The parish church of St Andrew, near the Guildhall, not far from the Hoe, was a burnt out shell but someone had written ‘RESURGAM’ on a piece of charred wood and had fixed it over the main north door.

In the intervening years, the church has been rebuilt and ‘RESURGAM’ is carved in stone above the doorway.

In the four years I spent at Plymouth we had a number of air raids but only two were near misses. Some time in 1943, a phosphorus bomb fell on the large house on the other side of our walled garden. It was an awesome sight, viewed from the cellar grille, of a terrific white light which enveloped the whole house. Only the walls were there in the morning. Fortunately, we heard it was unoccupied.

I was in the cellar of our house on the night of November 16 1943 when a large bomb fell in the road at the front of the building It made a huge hole the width of the road and the pavements on each side, and a big lime tree had been blown up and had come down in the hole the right way up.

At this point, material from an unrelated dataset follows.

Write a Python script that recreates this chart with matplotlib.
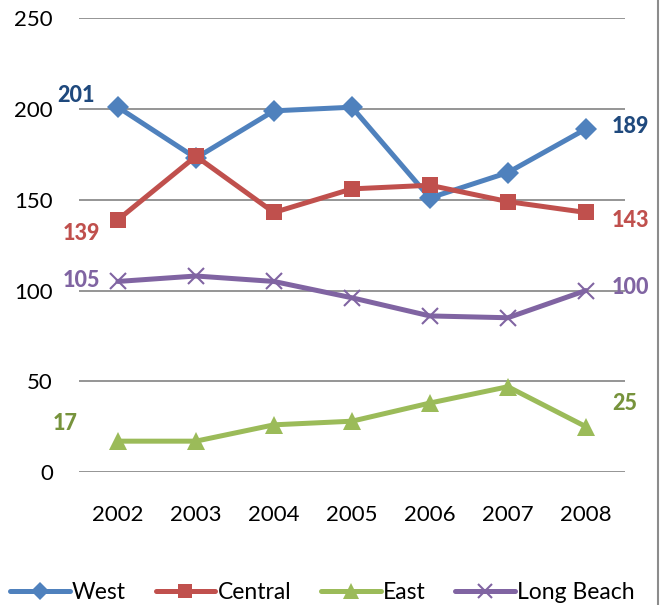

The road below the stone garden wall was six feet lower than the garden itself - this fact saved us from much of the blast.

All the windows were broken and masonry damaged and there was a lot of damage inside where the windows and stone frames had been blown in.

Our night watchman - a retired Coxswain RN - sustained leg injuries from shrapnel but recovered well. Luckily no one else was injured but just covered with dust and cobwebs.

We were evacuated to other quarters and it was three weeks before we could return.

I remember the evening of VJ Day on August 15 1945 - I should think most of Plymouth was there, joined by soldiers, sailors, airmen and women of the forces, the fire brigade and the Red Cross and St John people and the WCS.

The atmosphere was wonderful and I’m sure we made the longest and most congested Conga possible all over the tarmac section of the Hoe.

On the morning and early afternoon of August 15, I went to barracks for a board for a possible post to Australia, where two of our operatives had already gone.

The great news of the end of hostilities in the Far East came through while I was having an interview, and one of the officers said it didn’t look as though I was going - did I mind?

Did I mind?? Of course I didn’t! We were all over the moon at such wonderful news!